The sound of the left
hand clapping is that of misguidance and illusion. The sound of the right hand clapping is
that of God calling us back to our original Home.
Learning to tell the
difference between the two is not an easy task for there are many forces and factors which
impact on this differentiating process. The mystical path is the means by which one comes
to learn, understand and apply the difference between the two sounds of clapping.
I asked you about your
family situation because a person does not pursue the Sufi discipline outside of a
social/family/community context. You should speak to them about what you are thinking of
undertaking.
You should see if they
have worries, concerns or questions about the process.
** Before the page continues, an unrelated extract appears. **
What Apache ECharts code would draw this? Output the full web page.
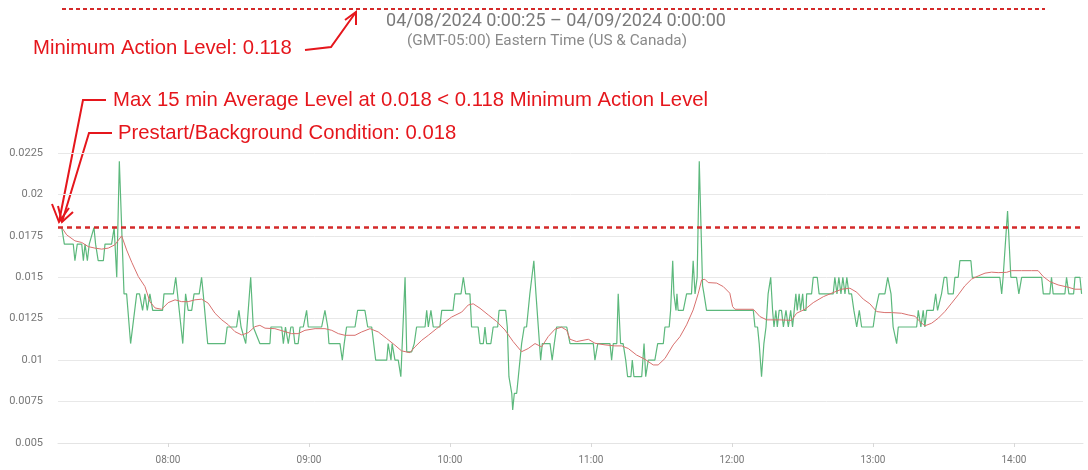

It is always easier to pursue the
Path when you have the support and encouragement of your family.
You don't want to appear
to them like Richard Dreyfus in Close Encounters who, much to the chagrin of his children
and wife, is constructing strange shapes and forms at the supper table with the mashed
potatoes. Although you will not have to do anything strange like this on the Sufi Path,
nonetheless, to a casual observer, the whole idea of mysticism can seem rather bizarre, if
not irrational, and, consequently, loved ones may wonder if a person who is contemplating
stepping onto the Path has lost her or his mind.
This brings us full
circle to where the present e-mail began and your e-mail ended. As such, it raises the
question of just what do you think becoming a student of a given spiritual guide entails?